This report gives the Legislature our independent estimates and analysis of the state’s General Fund budget condition with the goal of helping lawmakers prepare for the 2026-27 budget process.
This year’s report has four key takeaways:
- Not Safe to Bet Artificial Intelligence (AI) Fueled Exuberance Is Sustainable. Soaring stock prices and correspondingly high income tax collections are the lone bright spot among otherwise weak economic and revenue conditions. Income tax collections are being driven by enthusiasm around AI, which has pushed the stock market to record highs and boosted compensation among the state’s tech workers. With so much exuberance surrounding AI, it now appears time to take seriously the notion that the stock market has become overheated.
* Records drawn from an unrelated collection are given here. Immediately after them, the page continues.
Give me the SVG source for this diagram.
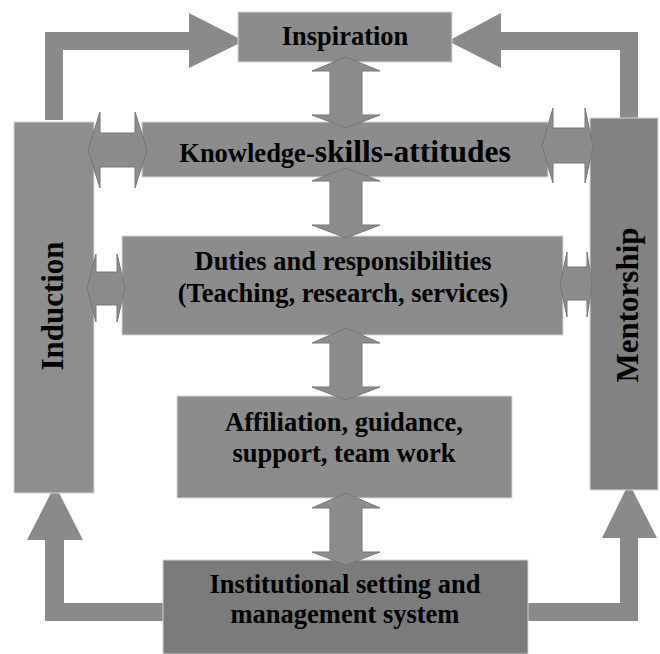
<svg xmlns="http://www.w3.org/2000/svg" width="660" height="654" viewBox="0 0 660 654">
<style>
.box{fill:#8c8c8c;stroke:#d6d6d6;stroke-width:1}
.dark{fill:#7b7b7b}
.mid{fill:#828282}
.conn{fill:#8a8a8a}
.dbl{fill:#8c8c8c;stroke:#777;stroke-width:1}
.t{font-family:"Liberation Serif","Times New Roman",serif;font-weight:bold;fill:#000;text-anchor:middle}
</style>
<rect width="660" height="654" fill="#fff"/>
<g id="connectors-outer">
<path class="conn" d="M45,120 L45,32 L189,32 L189,13 L244,41 L189,68 L189,50 L63,50 L63,120 Z"/>
<path class="conn" d="M638,118 L638,32 L501,32 L501,13 L448,41 L501,68 L501,50 L620,50 L620,118 Z"/>
<path class="conn" d="M170,603 L64,603 L64,540 L83,540 L55,485 L27,540 L45,540 L45,621 L170,621 Z"/>
<path class="conn" d="M523,603 L620,603 L620,538 L602,538 L629,483 L657,538 L638,538 L638,621 L523,621 Z"/>
</g>
<g id="inspiration">
<rect class="box" x="238" y="12" width="214" height="50"/>
<text class="t" x="345" y="45" font-size="26.5">Inspiration</text>
</g>
<g id="knowledge">
<rect class="box" x="142" y="122" width="406" height="55"/>
<text class="t" x="345" y="162"><tspan font-size="26.5">Knowledge-</tspan><tspan font-size="31.5">skills-attitudes</tspan></text>
</g>
<g id="duties">
<rect class="box" x="122" y="236" width="441" height="99"/>
<text class="t" x="343" y="270" font-size="26.5">Duties and responsibilities</text>
<text class="t" x="343" y="302" font-size="26.5">(Teaching, research, services)</text>
</g>
<g id="affiliation">
<rect class="box" x="177" y="396" width="335" height="102"/>
<text class="t" x="344" y="431" font-size="26.5">Affiliation, guidance,</text>
<text class="t" x="344" y="462" font-size="26.5">support, team work</text>
</g>
<g id="institutional">
<rect class="box dark" x="163" y="560" width="365" height="94"/>
<text class="t" x="345" y="593" font-size="26.5">Institutional setting and</text>
<text class="t" x="345" y="623" font-size="26.5">management system</text>
</g>
<g id="induction">
<rect class="box" x="14" y="122" width="80" height="371" style="fill:#8f8f8f"/>
<text class="t" x="63" y="306" font-size="31" transform="rotate(-90 63 306)">Induction</text>
</g>
<g id="mentorship">
<rect class="box mid" x="590" y="118" width="68" height="372"/>
<text class="t" x="638" y="305" font-size="31" transform="rotate(-90 638 305)">Mentorship</text>
</g>
<g id="connectors">
<path class="dbl" d="M346,57 L380,71 L362,71 L362,115 L380,115 L346,128 L312,115 L330,115 L330,71 L312,71 Z"/>
<path class="dbl" d="M346,168 L380,181 L362,181 L362,225 L380,225 L346,238 L312,225 L330,225 L330,181 L312,181 Z"/>
<path class="dbl" d="M346,328 L380,343 L362,343 L362,387 L380,387 L346,400 L312,387 L330,387 L330,343 L312,343 Z"/>
<path class="dbl" d="M346,493 L380,508 L362,508 L362,552 L380,552 L346,565 L312,552 L330,552 L330,508 L312,508 Z"/>
<path class="dbl" d="M88,150 L100,112 L100,133 L135,133 L135,112 L147,150 L135,188 L135,167 L100,167 L100,188 Z"/>
<path class="dbl" d="M87,288 L96,254 L96,272 L117,272 L117,254 L125,288 L117,322 L117,305 L96,305 L96,322 Z"/>
<path class="dbl" d="M542,146 L553,108 L553,128 L585,128 L585,108 L593,146 L585,183 L585,163 L553,163 L553,183 Z"/>
<path class="dbl" d="M560,284 L567,252 L567,267 L587,267 L587,252 L592,284 L587,317 L587,300 L567,300 L567,317 Z"/>
</g>
</svg>
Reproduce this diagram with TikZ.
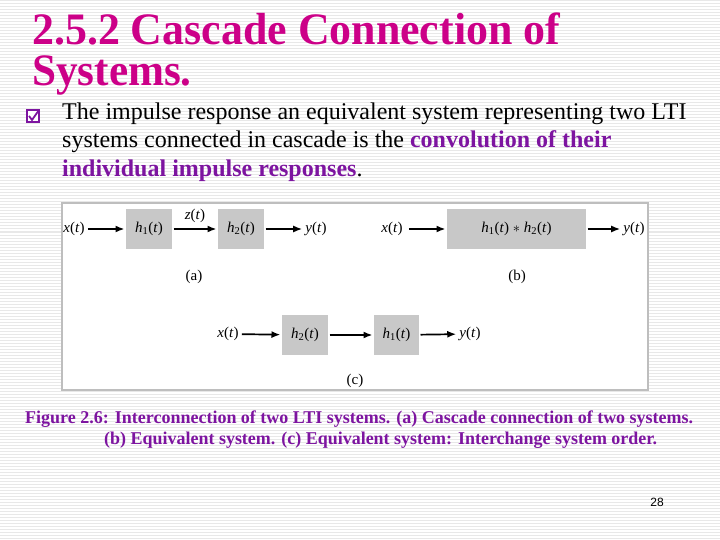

- Our Revenue Outlook Builds in Some Insurance Against a Stock Market Downturn. Reflecting concerns about the potential effects of tariffs, the budget act enacted in June assumed revenues would decline in 2025-26 and grow modestly in 2026-27. Looking primarily at strong trends in income tax collections since June would suggest a significant upgrade to budget act revenues is warranted. However, our Fiscal Outlook revenue forecast reflects a smaller, temporary upgrade which reverses beginning in 2026-27—resulting in 2026-27 revenues being in line with budget act estimates. This is because our forecast incorporates the strong risk that recent income tax gains are tied to an unsustainable stock market.
- 2026-27 Budget Problem Now Larger Than Anticipated. Under our revenue and spending estimates, the Legislature faces an almost $18 billion budget problem in 2026-27. This is about $5 billion larger than the budget problem anticipated by the administration in June, despite improvements in revenue. This is because constitutional spending requirements under Proposition 98 (1988) and Proposition 2 (2014) almost entirely offset revenue gains. Moreover, we estimate costs in other programs to be about $6 billion higher than anticipated.
- Budget Position Is Weak. We advise the Legislature to address the budget problem through a combination of ongoing solutions—namely, achievable spending reductions and/or revenue increases. There are three reasons these actions are now critical: (1) the budget problem is now larger than anticipated and the structural deficits—now projected to be about $35 billion per year—are significant and growing; (2) our revenue estimates, while tempered, do not reflect the declines that would occur in a recession; and (3) the state used up much of its budget resiliency tools in addressing the past three years’ of budget deficits. As it stands—with larger forecasted deficits and many fewer tools available to address them—California’s budget is undeniably less prepared for downturns.